April 6, 2010
I love to make and drink kombucha. So yummy and refreshing. Here’s the recipe:
3 quarts water
1 c sugar
4 tea bags of organic black tea
½ cup kombucha from a previous batch
1 kombucha scoby
Boil the water. Stir in the sugar until it is dissolved, then add the tea bags. Leave the tea alone until it is luke warm to room temperature. Remove the tea bags. Drop in the scoby and ½ cup of kombucha. Cover with a cloth, and let it sit for about five days. I secure the cloth with a rubber band.
When it finishes, it should smell sort of sour and fruity/yeasty- best way that I can describe it. It will be mildly bubbly. The scoby will have brown gunk on it- and it will be attached to a new baby scoby. If something goes wrong, it will have mold on it. Black is not normal. A bad smell is not normal. As with all fermented foods “if in doubt, throw it out”.
What is a scoby? The word is an acronym for symbiotic culture of bacteria and yeast. And white sugar? Really- a health food? Kombucha has so many health benefits. It contains a very potent detoxifying substance called glucuronic acid. In Nourishing Traditions, Sally Fallon claims that it is a “powerful aid to the body’s natural cleansing process, a boost to the immune system and a proven prophylactic against cancer and other degenative diseases”. You can make kombucha with honey or other sweeteners, but the highest levels of glucuronic acid are achieved when you use white sugar. Go figure.
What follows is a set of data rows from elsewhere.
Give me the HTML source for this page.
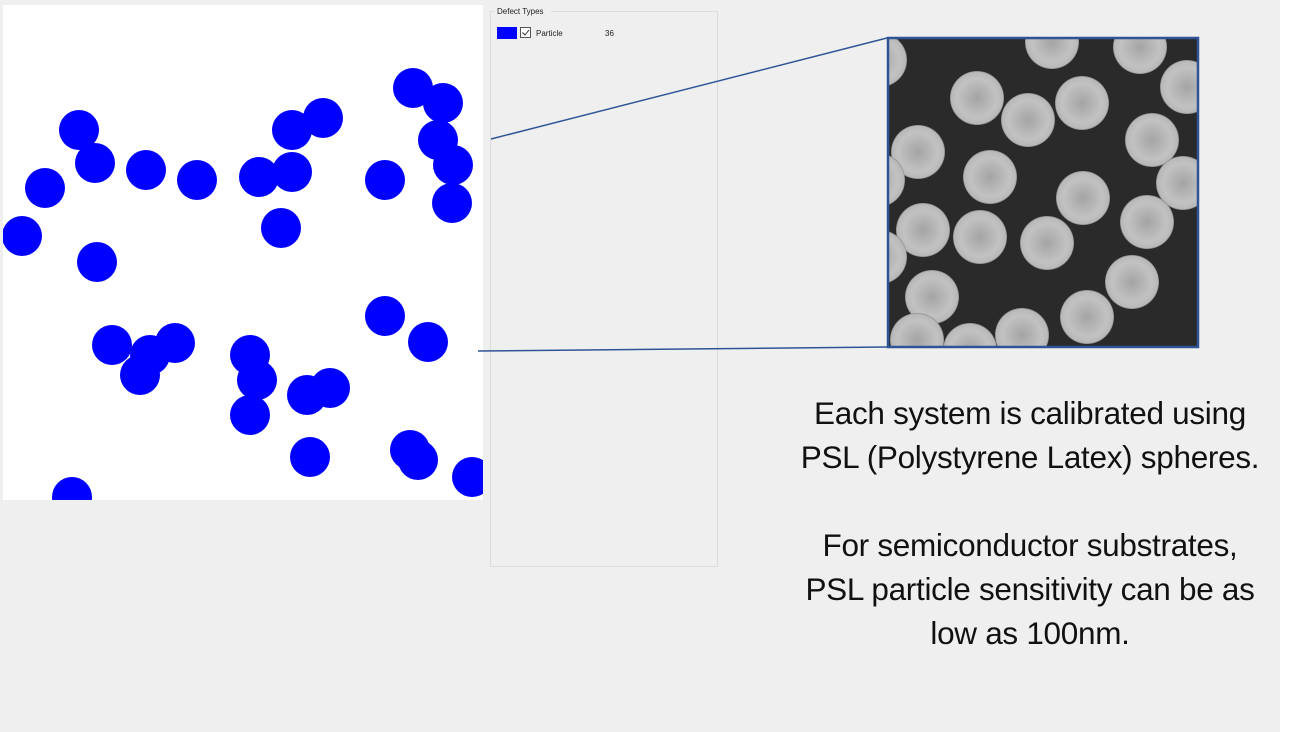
<!DOCTYPE html>
<html><head><meta charset="utf-8"><style>
body{margin:0;width:1307px;height:732px;background:#efefef;position:relative;overflow:hidden;font-family:"Liberation Sans",sans-serif}
.t{position:absolute;left:730px;width:600px;text-align:center;font-size:31.5px;color:#111;line-height:44px;letter-spacing:-0.3px}
</style></head><body>
<div style="position:absolute;left:1280px;top:0;width:27px;height:732px;background:#fff"></div>
<svg width="1307" height="732" style="position:absolute;left:0;top:0">
<defs>
<radialGradient id="g" cx="0.5" cy="0.5" r="0.52"><stop offset="0" stop-color="#a4a4a4"/><stop offset="0.7" stop-color="#c2c2c2"/><stop offset="0.92" stop-color="#b8b8b8"/><stop offset="1" stop-color="#555"/></radialGradient>
<clipPath id="c"><rect x="889" y="39" width="308" height="307"/></clipPath>
<clipPath id="b"><rect x="3" y="5" width="480" height="495"/></clipPath>
</defs>
<rect x="3" y="5" width="480" height="495" fill="#fff"/>
<g fill="#0000ff" clip-path="url(#b)">
<circle cx="79" cy="130" r="20"/><circle cx="95" cy="163" r="20"/><circle cx="45" cy="188" r="20"/><circle cx="22" cy="236" r="20"/><circle cx="97" cy="262" r="20"/><circle cx="146" cy="170" r="20"/><circle cx="197" cy="180" r="20"/><circle cx="259" cy="177" r="20"/><circle cx="292" cy="172" r="20"/><circle cx="292" cy="130" r="20"/><circle cx="323" cy="118" r="20"/><circle cx="281" cy="228" r="20"/><circle cx="385" cy="180" r="20"/><circle cx="413" cy="88" r="20"/><circle cx="443" cy="103" r="20"/><circle cx="438" cy="140" r="20"/><circle cx="453" cy="165" r="20"/><circle cx="452" cy="203" r="20"/><circle cx="112" cy="345" r="20"/><circle cx="140" cy="375" r="20"/><circle cx="175" cy="343" r="20"/><circle cx="150" cy="355" r="20"/><circle cx="250" cy="355" r="20"/><circle cx="257" cy="380" r="20"/><circle cx="250" cy="415" r="20"/><circle cx="307" cy="395" r="20"/><circle cx="330" cy="388" r="20"/><circle cx="385" cy="316" r="20"/><circle cx="428" cy="342" r="20"/><circle cx="310" cy="457" r="20"/><circle cx="410" cy="450" r="20"/><circle cx="418" cy="460" r="20"/><circle cx="472" cy="477" r="20"/><circle cx="72" cy="497" r="20"/>
</g>
<rect x="490.5" y="11.5" width="227" height="555" fill="none" stroke="#dcdcdc"/>
<rect x="495" y="9" width="56" height="6" fill="#efefef"/>
<text x="497" y="14" font-size="8" fill="#222">Defect Types</text>
<rect x="497" y="27" width="20" height="12" fill="#0000ff"/>
<rect x="520.5" y="27.5" width="10" height="10" fill="#fff" stroke="#555"/>
<path d="M522.5 32.5l2.5 2.5 4-5" stroke="#333" fill="none"/>
<text x="536" y="36" font-size="8" fill="#222">Particle</text>
<text x="605" y="36" font-size="8" fill="#222">36</text>
<line x1="491" y1="139" x2="887" y2="38" stroke="#2f5496" stroke-width="1.5"/>
<line x1="478" y1="351" x2="887" y2="347" stroke="#2f5496" stroke-width="1.5"/>
<rect x="888" y="38" width="310" height="309" fill="#2a2a2a"/>
<g clip-path="url(#c)" fill="url(#g)">
<circle cx="1052" cy="42" r="27"/><circle cx="1140" cy="47" r="27"/><circle cx="1187" cy="87" r="27"/><circle cx="977" cy="98" r="27"/><circle cx="1028" cy="120" r="27"/><circle cx="1082" cy="103" r="27"/><circle cx="918" cy="152" r="27"/><circle cx="1152" cy="140" r="27"/><circle cx="990" cy="177" r="27"/><circle cx="1183" cy="183" r="27"/><circle cx="1083" cy="198" r="27"/><circle cx="923" cy="230" r="27"/><circle cx="980" cy="237" r="27"/><circle cx="1047" cy="243" r="27"/><circle cx="1147" cy="222" r="27"/><circle cx="1132" cy="282" r="27"/><circle cx="932" cy="297" r="27"/><circle cx="1087" cy="317" r="27"/><circle cx="1022" cy="335" r="27"/><circle cx="917" cy="340" r="27"/><circle cx="970" cy="350" r="27"/><circle cx="880" cy="60" r="27"/><circle cx="878" cy="180" r="27"/><circle cx="880" cy="257" r="27"/>
</g>
<rect x="888" y="38" width="310" height="309" fill="none" stroke="#2f5496" stroke-width="2.5"/>
</svg>
<div class="t" style="top:391px">Each system is calibrated using<br>PSL (Polystyrene Latex) spheres.<br><br>For semiconductor substrates,<br>PSL particle sensitivity can be as<br>low as 100nm.</div>
</body></html>
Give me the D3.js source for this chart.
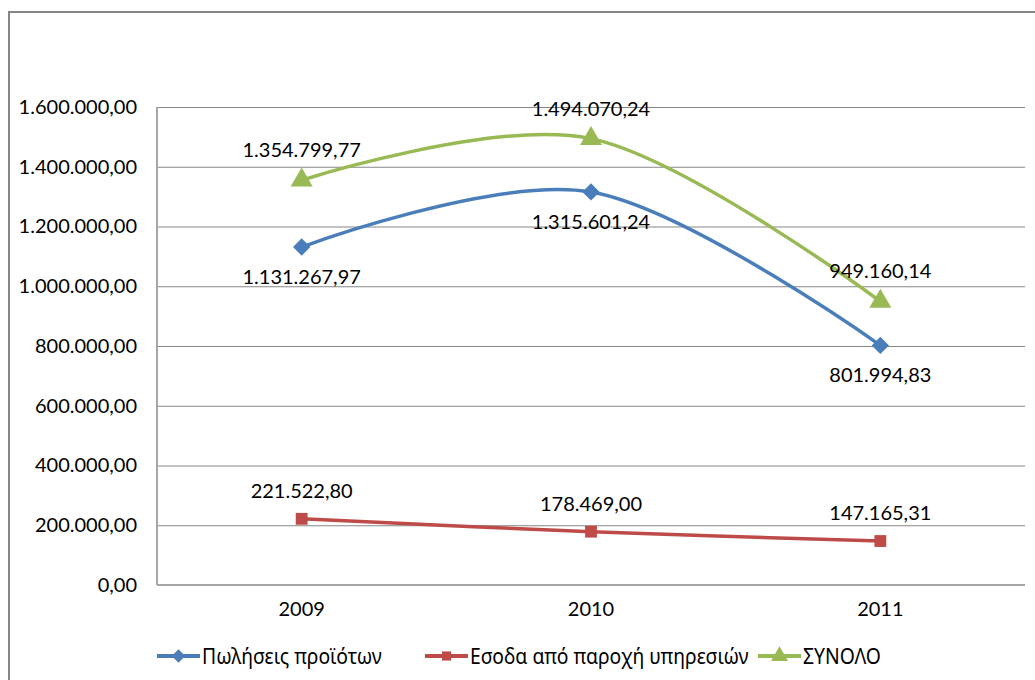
<!DOCTYPE html>
<html>
<head>
<meta charset="utf-8">
<script src="https://cdn.jsdelivr.net/npm/d3@7.9.0/dist/d3.min.js"></script>
<style>
  body { margin: 0; background: #fff; }
  svg { display: block; font-family: Lato, "Noto Sans", sans-serif; }
</style>
</head>
<body>
<div id="chart"></div>
<script>
const years = ['2009', '2010', '2011'];
const sales    = [1131267.97, 1315601.24, 801994.83];
const services = [221522.80, 178469.00, 147165.31];
const total    = [1354799.77, 1494070.24, 949160.14];
const seriesNames = ['Πωλήσεις προϊότων', 'Εσοδα από παροχή υπηρεσιών', 'ΣΥΝΟΛΟ'];
const yTicks = [0, 200000, 400000, 600000, 800000, 1000000, 1200000, 1400000, 1600000];

const width = 1035, height = 680;
const plot = { left: 157, right: 1025, top: 107, bottom: 585 };

// diamond = square turned 45°
const series = [
  { name: seriesNames[0], values: sales,    color: '#4A7EBB', marker: d3.symbolSquare,   size: 150, rot: 45, labelDy: 37 },
  { name: seriesNames[1], values: services, color: '#BE4B48', marker: d3.symbolSquare,   size: 140, rot: 0,  labelDy: -21 },
  { name: seriesNames[2], values: total,    color: '#98B954', marker: d3.symbolTriangle, size: 210, rot: 0,  labelDy: -23 }
];

// greek number format: 1.234.567,89
const fmt = d3.formatLocale({ decimal: ',', thousands: '.', grouping: [3], currency: ['', '€'] }).format(',.2f');

const svg = d3.select('#chart').append('svg')
  .attr('width', width).attr('height', height);

// outer chart border
svg.append('rect')
  .attr('x', 9).attr('y', 12)
  .attr('width', width + 20).attr('height', height + 20)
  .attr('fill', 'none').attr('stroke', '#868686').attr('stroke-width', 2);

const x = d3.scaleBand().domain(years).range([plot.left, plot.right]);
const y = d3.scaleLinear().domain([0, 1600000]).range([plot.bottom, plot.top]);

// gridlines
svg.append('g')
  .attr('transform', `translate(${plot.left},0)`)
  .call(d3.axisLeft(y).tickValues(yTicks.slice(1)).tickFormat('').tickSize(-(plot.right - plot.left)))
  .call(g => g.select('.domain').remove())
  .selectAll('line').attr('stroke', '#868686').attr('stroke-width', 1);

// y axis labels
svg.append('g')
  .attr('transform', `translate(${plot.left},0)`)
  .call(d3.axisLeft(y).tickValues(yTicks).tickFormat(fmt).tickSize(0).tickPadding(20))
  .call(g => g.select('.domain').remove())
  .selectAll('text')
  .attr('font-size', 20).attr('fill', '#000').attr('font-family', 'Lato, "Noto Sans", sans-serif');

// axis lines
svg.append('line')
  .attr('x1', plot.left).attr('x2', plot.left)
  .attr('y1', plot.top).attr('y2', plot.bottom)
  .attr('stroke', '#a6a6a6').attr('stroke-width', 2);
svg.append('line')
  .attr('x1', plot.left).attr('x2', plot.right)
  .attr('y1', plot.bottom).attr('y2', plot.bottom)
  .attr('stroke', '#a6a6a6').attr('stroke-width', 2);

// x axis labels
svg.append('g')
  .attr('transform', `translate(0,${plot.bottom})`)
  .call(d3.axisBottom(x).tickSize(0).tickPadding(17))
  .call(g => g.select('.domain').remove())
  .selectAll('text')
  .attr('font-size', 20).attr('fill', '#000').attr('font-family', 'Lato, "Noto Sans", sans-serif');

const cx = d => x(d) + x.bandwidth() / 2;
const line = d3.line()
  .x((v, i) => cx(years[i]))
  .y(v => y(v))
  .curve(d3.curveCardinal.tension(0));

for (const s of series) {
  const g = svg.append('g');
  g.append('path')
    .attr('d', line(s.values))
    .attr('fill', 'none')
    .attr('stroke', s.color)
    .attr('stroke-width', 3.5)
    .attr('stroke-linejoin', 'round');
  g.selectAll('path.m')
    .data(s.values)
    .join('path')
    .attr('class', 'm')
    .attr('transform', (v, i) => `translate(${cx(years[i])},${y(v)}) rotate(${s.rot})`)
    .attr('d', d3.symbol().type(s.marker).size(s.size))
    .attr('fill', s.color);
  g.selectAll('text')
    .data(s.values)
    .join('text')
    .attr('x', (v, i) => cx(years[i]))
    .attr('y', v => y(v) + s.labelDy)
    .attr('text-anchor', 'middle')
    .attr('font-size', 20)
    .attr('fill', '#000')
    .text(v => fmt(v));
}

// legend
const legendX = [157, 425, 758];
const legendY = 656;
series.forEach((s, i) => {
  const g = svg.append('g').attr('transform', `translate(${legendX[i]},${legendY})`);
  g.append('line')
    .attr('x1', 0).attr('x2', 43)
    .attr('stroke', s.color).attr('stroke-width', 4);
  g.append('path')
    .attr('transform', `translate(21.5,0) rotate(${s.rot})`)
    .attr('d', d3.symbol().type(s.marker).size(s.size * 0.6))
    .attr('fill', s.color);
  g.append('text')
    .attr('x', 45).attr('y', 0).attr('dy', '0.35em')
    .attr('font-size', 22)
    .attr('font-family', '"Noto Sans", sans-serif')
    .attr('fill', '#000')
    .attr('transform', 'scale(0.88,1)')
    .attr('transform-origin', '45 0')
    .text(s.name);
});
</script>
</body>
</html>
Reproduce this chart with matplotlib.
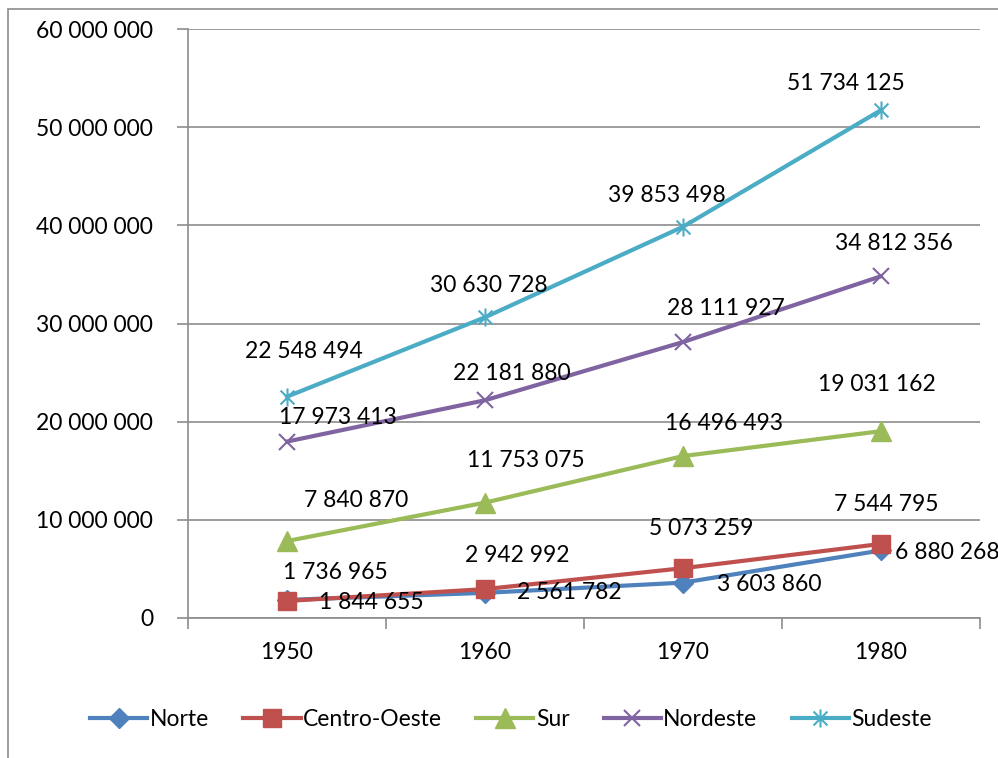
import matplotlib
matplotlib.use('Agg')
import matplotlib.pyplot as plt
from matplotlib.patches import Rectangle
from matplotlib.path import Path

plt.rcParams['font.family'] = ['Lato', 'DejaVu Sans']

## datos
years = ['1950', '1960', '1970', '1980']
series_names = ['Norte', 'Centro-Oeste', 'Sur', 'Nordeste', 'Sudeste']
norte = [1844655, 2561782, 3603860, 6880268]
centro_oeste = [1736965, 2942992, 5073259, 7544795]
sur = [7840870, 11753075, 16496493, 19031162]
nordeste = [17973413, 22181880, 28111927, 34812356]
sudeste = [22548494, 30630728, 39853498, 51734125]

# marcador "estrella" de Excel: una x con una linea vertical
star = Path([(-1, -1), (1, 1), (-1, 1), (1, -1), (0, -1.3), (0, 1.3)],
            [Path.MOVETO, Path.LINETO, Path.MOVETO, Path.LINETO, Path.MOVETO, Path.LINETO])

# colores / marcadores tipo Excel
colors = ['#4F81BD', '#C0504D', '#9BBB59', '#8064A2', '#4BACC6']
markers = ['D', 's', '^', 'x', star]
msizes = [10, 13, 14, 12, 13]

# desplazamiento de etiquetas (pixeles, dx, dy hacia arriba)
label_off = [
    [(84, -3), (84, 0), (86, -2), (66, -2)],
    [(48, 28), (32, 34), (18, 40), (5, 39)],
    [(69, 41), (41, 42), (41, 33), (-4, 47)],
    [(51, 24), (27, 27), (43, 34), (13, 33)],
    [(17, 45), (4, 32), (-16, 31), (-35, 27)],
]

FS = 16.5

def fmt(v):
    return '{:,}'.format(int(v)).replace(',', ' ')

fig = plt.figure(figsize=(9.98, 7.58), dpi=100)
ax = fig.add_axes([188/998, 1 - 618/758, (980 - 188)/998, (618 - 29)/758])

# borde exterior del grafico
fig.patches.append(Rectangle((8/998, -0.05), 1.1, 1 - 9/758 + 0.05, transform=fig.transFigure,
                             fill=False, edgecolor='#8c8c8c', linewidth=1.2))

x = range(len(years))
all_data = [norte, centro_oeste, sur, nordeste, sudeste]
for i, vals in enumerate(all_data):
    ax.plot(x, vals, color=colors[i], linewidth=3, marker=markers[i], markersize=msizes[i],
            markeredgecolor=colors[i], markeredgewidth=1.5 if i >= 3 else 1,
            label=series_names[i], zorder=3 + i, clip_on=False)
    for j, v in enumerate(vals):
        dx, dy = label_off[i][j]
        ax.annotate(fmt(v), (j, v), xytext=(dx * 0.72, dy * 0.72), textcoords='offset points',
                    ha='center', va='center', fontsize=FS, color='black',
                    annotation_clip=False, zorder=10)

ax.set_xlim(-0.5, 3.5)
ax.set_ylim(0, 60000000)
ax.set_yticks(range(0, 60000001, 10000000))
ax.set_yticklabels([fmt(t) for t in range(0, 60000001, 10000000)], fontsize=FS)
ax.set_xticks(list(x))
ax.set_xticklabels(years, fontsize=FS)
ax.set_xticks([-0.5, 0.5, 1.5, 2.5, 3.5], minor=True)
ax.tick_params(axis='x', which='major', length=0, pad=17)
ax.tick_params(axis='x', which='minor', length=8, color='#8c8c8c', width=1.2)
ax.tick_params(axis='y', length=8, color='#8c8c8c', width=1.2, pad=17)
ax.grid(axis='y', color='#8c8c8c', linewidth=1.2)
ax.set_axisbelow(True)
for s in ['top', 'right']:
    ax.spines[s].set_visible(False)
for s in ['left', 'bottom']:
    ax.spines[s].set_color('#8c8c8c')
    ax.spines[s].set_linewidth(1.2)

fig.legend(loc='center', bbox_to_anchor=(0.512, 1 - 720/758), ncol=5, frameon=False,
           fontsize=FS, handlelength=2.5, handletextpad=0.1, columnspacing=1.5)

fig.savefig('out.png', dpi=100)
A couple of caveats- I know of a case where someone felt mildly buzzed from kombucha. It’s a fermented food, so it might contain a bit of alcohol- I’m not really sure. Also, some people are allergic to kombucha, so you’ll want to try a small amount the first time you drink it.
And, as with all fermenting, make sure that the containers you use are super clean. It’s important to leave kombucha alone once you start the ferment. Put it on a shelf and leave it alone until it’s ready to be checked (five days).